Newt Gingrich said that if elected president, he’d name [James] Grant to help run a commission looking at a possible return to the gold standard. And Ron Paul said, if elected president, he’d go all-in and name Grant– one of Wall Street’s best-known gold bugs– as the new chairman of the Federal Reserve….
“Unfortunately, I haven’t heard from Mr. Romney yet,” joked Grant when I called on him in his offices down on Wall Street. “I’m sitting by the phone, I’m ready.”
I presume that Grant would be advising any would-be policy-makers who listen to him the sort of thing that he wrote in 2010:
The classical gold standard, the one that was in place from 1880 to 1914, is what the world needs now. In its utility, economy and elegance, there has never been a monetary system like it.
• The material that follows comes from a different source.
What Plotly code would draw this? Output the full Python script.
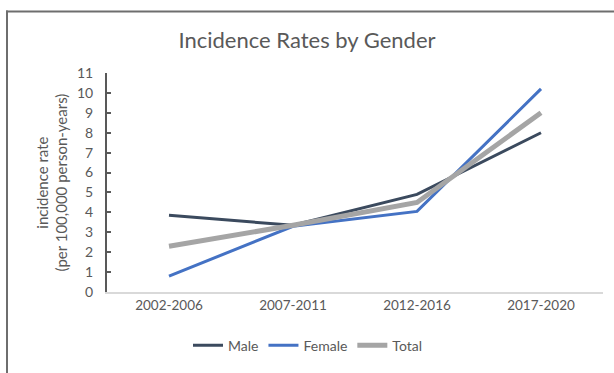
import plotly.graph_objects as go

periods = ["2002-2006", "2007-2011", "2012-2016", "2017-2020"]
male = [3.85, 3.35, 4.9, 8.0]
female = [0.8, 3.3, 4.05, 10.2]
total = [2.3, 3.35, 4.5, 9.0]
y_ticks = list(range(0, 12))

FONT = "Lato"
TXT = "#595959"

fig = go.Figure()
fig.add_trace(go.Scatter(x=periods, y=male, mode="lines", name="Male",
                         line=dict(color="#3B4A5E", width=3)))
fig.add_trace(go.Scatter(x=periods, y=female, mode="lines", name="Female",
                         line=dict(color="#4472C4", width=3)))
fig.add_trace(go.Scatter(x=periods, y=total, mode="lines", name="Total",
                         line=dict(color="#A5A5A5", width=5)))

L, R, T, B = 107, 11, 73, 76
W, H = 614, 373
pw = W - L - R
ph = H - T - B

def px_x(x):
    return (x - L) / pw

def px_y(y):
    return (H - B - y) / ph

fig.update_layout(
    width=W, height=H,
    margin=dict(l=L, r=R, t=T, b=B),
    paper_bgcolor="white", plot_bgcolor="white",
    font=dict(family=FONT, color=TXT, size=14),
    title=dict(text="Incidence Rates by Gender", x=0.5, xanchor="center",
               y=1 - 40 / H, yanchor="middle",
               font=dict(family=FONT, size=22, color=TXT)),
    showlegend=True,
    legend=dict(orientation="h", x=px_x(188), xanchor="left",
                y=px_y(352), yanchor="middle",
                font=dict(family=FONT, size=14, color=TXT),
                itemwidth=30, tracegroupgap=0, bgcolor="rgba(0,0,0,0)"),
    xaxis=dict(type="category", range=[-0.5, 3.5], showgrid=False,
               showline=True, linecolor="#D9D9D9", linewidth=1.5,
               ticks="", tickfont=dict(size=13.5, color=TXT), zeroline=False),
    yaxis=dict(range=[0, 11], tickvals=y_ticks, showgrid=False,
               showline=True, linecolor="#595959", linewidth=2,
               ticks="inside", ticklen=4, tickwidth=1.5, tickcolor="#595959",
               ticklabelstandoff=9,
               tickfont=dict(size=14, color=TXT), zeroline=False),
)

fig.add_annotation(text="incidence rate<br>(per 100,000 person-years)",
                   xref="paper", yref="paper", x=px_x(51), y=0.5,
                   xanchor="center", yanchor="middle", textangle=-90,
                   showarrow=False, font=dict(family=FONT, size=15, color=TXT))

# outer frame (top and left edges visible)
fig.add_shape(type="line", xref="paper", yref="paper",
              x0=px_x(6), x1=px_x(W), y0=px_y(10), y1=px_y(10),
              line=dict(color="#6E6E6E", width=2), layer="below")
fig.add_shape(type="line", xref="paper", yref="paper",
              x0=px_x(7), x1=px_x(7), y0=px_y(9), y1=px_y(H + 10),
              line=dict(color="#6E6E6E", width=2), layer="below")

fig.write_html("out.html")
I thought it would be worthwhile reviewing some of the reasons why I disagree with Grant on this point.
The graph below records the behavior of short-term interest rates over 1857 to 1937. Over much of this period, the U.S. maintained a fixed dollar price for an ounce of gold, and prior to 1913 (indicated by a vertical line on the graph) there was no Federal Reserve System. The pre-Fed era was characterized by frequent episodes such as the Panic of 1857, Panic of 1873, Panic of 1893, Panic of 1896, and Panic of 1907 in which even the safest borrowers would suddenly find themselves needing to pay a very high rate of interest. Those events were associated with significant financial failures and business contraction. After establishment of the Federal Reserve, the U.S. short-term interest rate became much more stable and exhibited none of the sudden spiking behavior that used to be so common.
The pre-Fed financial panics were also accompanied by long contractions in overall economic activity, as indicated by the NBER dates for economic recessions noted in the graph below. Although of course we still had recessions after the Federal Reserve was established in 1913, they tended to be less frequent and shorter in duration.
Even so, one of the worst economic downturns in America’s history came on the Fed’s watch in the form of the Great Depression of 1929-1933. But it’s worth emphasizing that the U.S. was still on the gold standard through this period, with the price of gold fixed at $20.67 per ounce.
One of the problems with the gold standard is that when the real value of gold changes (as it does all the time) and the dollar price of an ounce of gold is fixed (as it must be by definition under a gold standard), that means dollar prices have to adjust in response to anything that happens to the gold market. With the economic and financial turbulence of the late 1920s and early 1930s, there was a big increase in the relative price of gold.
For example, to get an ounce of gold in 1929, a farmer would need to deliver a little over a hundred pounds of cotton. By 1932, it would take more than three times as much cotton to get that same ounce of gold. Whereas 18 bushels of wheat would be enough to buy an ounce of gold in 1929, you would have needed more than twice as much wheat to get gold in 1932. And since the price of gold in terms of dollars was fixed between 1929 and 1932, that means you’d need to produce about three times as many pounds of cotton or two times as many bushels of wheat in order to earn one dollar in 1932 as you would have needed to earn one dollar in 1929.
And those changes in the dollar valuation of the real goods that people produced meant an extra burden on farmers who owed debts denominated in dollars and added pressure to reduce the dollar wages paid to workers, all of which contributed to the magnitude of the downturn.
The cost of gold in terms of many other goods went up by less than it did for raw materials like cotton and wheat. I’ve picked a few specific items in the table above in order to communicate my point in concrete, physical units. But the same thing happened broadly to goods and services throughout the economy. In particular, the overall U.S. consumer price index fell by about 25% between 1929 and 1933, or, to put it another way, by 1933 you’d typically have to give up about 25% more of anything real– pounds of cotton, bushels of wheat, number of haircuts, whatever physical metric you like to think in terms of– in order to get an ounce of gold. That overall deflation was surely one force aggravating the magnitude of the economic contraction.
Another indication that the gold standard and its attendant overall dollar price deflation were making our problems worse is the fact that the U.S. recovery began more or less immediately with the elimination in 1933 of the legal convertibility of dollars to gold at the price of $20.67. And our experience was not unique. The 14 countries that decided to abandon the gold standard two years earlier than the U.S. began their economic recovery in 1932, as seen in the top panel of the figure below. Countries that stayed on gold, by contrast, experienced an average output decline of 15% in 1932. The U.S. recovery began after we abandoned gold in 1933, the Italian recovery began after they went off in 1934, and the Belgian recovery began after they went off in 1935. The three countries that stuck with gold through 1936 (France, Netherlands, and Poland) saw a 6% drop in industrial production in 1935, while the rest of the world was experiencing solid growth.
I don’t understand those who want to return to the good old days.